So, I was talking with a friend the other day -- a guy who is a professional composer but (and I hope you're sitting down for this) writes music on paper. I know, right?
And my point was that I'd never tell some 20-year-old kid who wanted to be a professional composer anything other than "You have to be able to deliver complete, recorded, scores." And by that I mean you have to be able to do what my friend would call "synthestration". You know, using synths and sound libraries to create complete - sounding scores which can (sometimes) pass for real orchestras recorded specifically for the project. Why do you, as a new and young composer, need to do that? Because that's most of the work that's out there.
To make matters weirder, I actually know two composers who write on paper. Now note, when I'm teasing them about "writing on paper" they do actually use Finale and Sibelius so it's not like they run screaming from computers altogether. But they don't do any "synthestration".
There are, however, specialists whose day jobs consist of synthestration. I think they mostly work in Hollywood. Plus, lots of commercial music is composed by ateliers -- music houses where a "master" composer has a number of "journeymen" and apprentices. And sometimes it's the journeymen (or one of the journeymen who serves essentially as the master's assistant) who does the synthestration.
But frequently I find I need just a little more. One counter-intuitive thing about scoring for film is that a shocking amount of the score has to sound pretty bland and boring by itself. That's because, essentially, the "melody" of the music is the dialog that goes on top, not an instrument that will make the dialog harder to hear. And the intelligibility part of the dialog is right where you'd go and put a melody (if you had one).
That's why drones and bits of percussion are so popular in film scores.
And, of course, the music has to go well with the sound effects. Indeed, they should all be part of the same "score". On big Hollywood films the two departments -- sound effects (or sound "editing") and music -- tend to "compete" for prominence in the mix. That is, on the face of it, a horrible idea. We're all making one movie here guys, not competing for screen time.

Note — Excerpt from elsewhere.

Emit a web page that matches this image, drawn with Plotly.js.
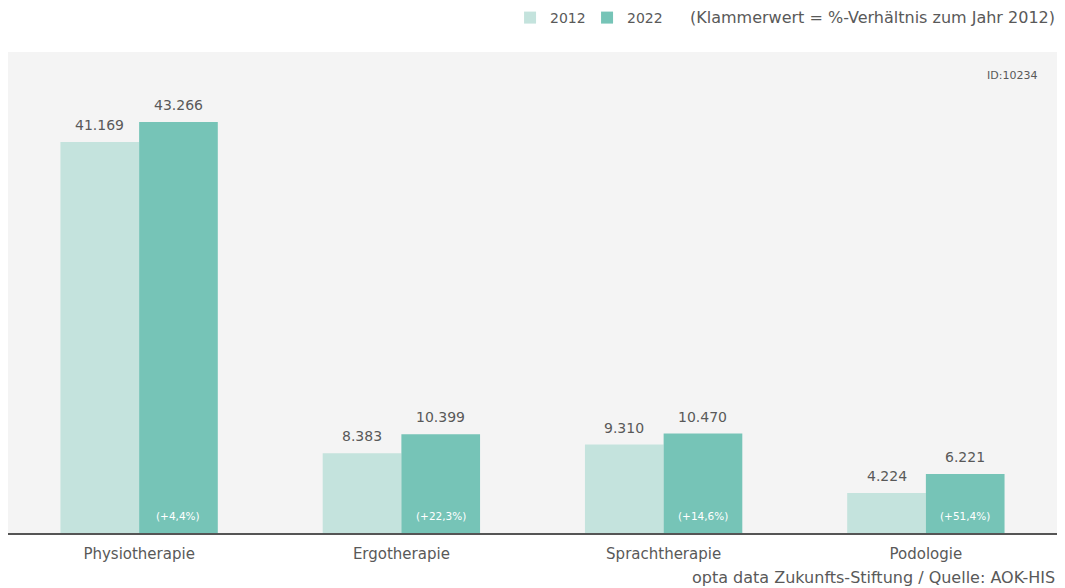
<!DOCTYPE html>
<html>
<head>
<meta charset="utf-8">
<script src="https://cdn.plot.ly/plotly-3.0.1.min.js"></script>
<style>html,body{margin:0;padding:0;background:#fff;}#chart{width:1065px;height:588px;}</style>
</head>
<body>
<div id="chart"></div>
<script>
const categories = ["Physiotherapie", "Ergotherapie", "Sprachtherapie", "Podologie"];
const values2012 = [41169, 8383, 9310, 4224];
const values2022 = [43266, 10399, 10470, 6221];
const changeLabels = ["(+4,4%)", "(+22,3%)", "(+14,6%)", "(+51,4%)"];
const seriesNames = ["2012", "2022"];

const FONT = "DejaVu Sans, sans-serif";
const TXT = "#595959";

function fmt(v) { return String(v).replace(/\B(?=(\d{3})+(?!\d))/g, "."); }

const traces = [
  {
    type: "bar", name: seriesNames[0], x: categories, y: values2012,
    marker: {color: "#c4e3dd"}, hoverinfo: "skip"
  },
  {
    type: "bar", name: seriesNames[1], x: categories, y: values2022,
    marker: {color: "#76c4b7"}, hoverinfo: "skip"
  }
];

const annotations = [];
[values2012, values2022].forEach((vals, s) => {
  vals.forEach((v, i) => {
    annotations.push({
      xref: "x", yref: "y", x: i + (s === 0 ? -0.15 : 0.15), y: v,
      yanchor: "bottom", yshift: 7, text: fmt(v), showarrow: false,
      font: {family: FONT, size: 14, color: TXT}
    });
  });
});
changeLabels.forEach((t, i) => annotations.push({
  xref: "x", yref: "y", x: i + 0.15, y: 0, yanchor: "middle", yshift: 17,
  text: t, showarrow: false, font: {family: FONT, size: 10.5, color: "#ffffff"}
}));
annotations.push({
  xref: "paper", yref: "paper", x: 1, y: 1.0707, xanchor: "right", yanchor: "middle",
  text: "(Klammerwert = %-Verhältnis zum Jahr 2012)", showarrow: false,
  font: {family: FONT, size: 16, color: TXT}
});
annotations.push({
  xref: "paper", yref: "paper", x: 0.9825, y: 0.952, xanchor: "right", yanchor: "middle",
  text: "ID:10234", showarrow: false, font: {family: FONT, size: 11, color: TXT}
});
annotations.push({
  xref: "paper", yref: "paper", x: 1, y: -0.092, xanchor: "right", yanchor: "middle",
  text: "opta data Zukunfts-Stiftung / Quelle: AOK-HIS", showarrow: false,
  font: {family: FONT, size: 16, color: TXT}
});

const layout = {
  width: 1065, height: 588,
  margin: {l: 8, r: 8, t: 52, b: 55, pad: 0, autoexpand: false},
  paper_bgcolor: "#ffffff", plot_bgcolor: "#f4f4f4",
  separators: ",.",
  font: {family: FONT, size: 15, color: TXT},
  barmode: "group", bargap: 0.4, bargroupgap: 0,
  showlegend: true,
  legend: {
    orientation: "h", x: 0.4786, xanchor: "left", y: 1.0707, yanchor: "middle",
    entrywidth: 32, entrywidthmode: "pixels",
    font: {family: FONT, size: 14, color: TXT}, bgcolor: "rgba(0,0,0,0)"
  },
  xaxis: {
    type: "category", showgrid: false, zeroline: false,
    showline: true, linecolor: "#555555", linewidth: 2, ticks: "",
    ticklabelstandoff: 6,
    tickfont: {family: FONT, size: 15, color: TXT}, fixedrange: true
  },
  yaxis: {
    range: [0, 50636], showgrid: false, zeroline: false, showticklabels: false,
    showline: false, fixedrange: true
  },
  annotations: annotations
};

Plotly.newPlot("chart", traces, layout, {displayModeBar: false, staticPlot: true});
</script>
</body>
</html>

Right?
Anyway, this does mean that I require a professional way to make orchestral scores. I was meeting with a guy who produces music for commercials the other day (the meeting wasn't about music, but about real estate) I asked him "What do your composers use?"
He said "Mostly Logic, a couple Digital Performer users, and one or two ProTools."
So for the next couple days I'm all thinkin' hmm... maybe I should get Logic or DP to compose scores on?
But no, forget that. I'm a Samplitude user dang it! And it's not Logic or DP or ProTools which actually make the sounds you use. No, most of those things are VST plugins anyway.
But what I do need is a library. And honestly what's most important to me in a library is decent percussion. Because a couple tubular bells, a tympani, and maybe one of those big pieces of metal you dunk in a tub of water is 3/4 of film scoring.
The rest of film scoring is decent strings. And because we make sci-fi movies we are more interested in string "effects" than soaring strings (although we do need those, too.)
And the thing is that we live in a golden time for orchestral sample libraries. If you're good, and you pay a lot of detailed attention, you can make an orchestral score that sounds a lot like a real orchestra. There's a whole subset of composers who as a day job make "synthestrations" of other people's scores. They can get paid very well. The work involves going through every dang part and making sure each phrase is played by the right sample and massaged so that the dynamics and portamento and all the other details are just right.
Sometimes it's easier to just hire good players, right?
But an orchestra (the real kind) is fantastically expensive. Even if you go to Eastern Europe to record one you'll pay at least $15/hour/musician plus some amount for the space and the recording. And that's after you've split out your parts and made copies for everyone. So it's actually economical to throw a couple thousand dollars at a "synthestrator" -- especially if you're making a demo for a client to listen to -- a demo which could result in them giving you enough of a budget to hire an orchestra. (Even better if that synthestrator works for you full-time.)
One thing that clearly makes no difference at all is whether you work on a Mac or a PC. Except for Logic and Samplitude, all the programs people use are cross-platform. Samplitude is PC only, Logic is Apple-only.
So, where does this leave me? Well, the least-expensive way for me to go is to simply upgrade my Samplitude system to the next version. I think that's just four hundred bucks. It comes with 70GB of samples and such and can theoretically read my old Gigasampler discs through an add-on application called Independence (although apparently it doesn't understand the "note off" parts of the .gig files so, er, no). But it is a big ol' orchestral library.
Still, with VST instruments like Kontakt it doesn't matter what application you're running (DP, ProTools, Logic, Samplitude) -- you can load 'em up with one of the gazillion sound libraries out there and off you go.
And there you have it. Everything I know.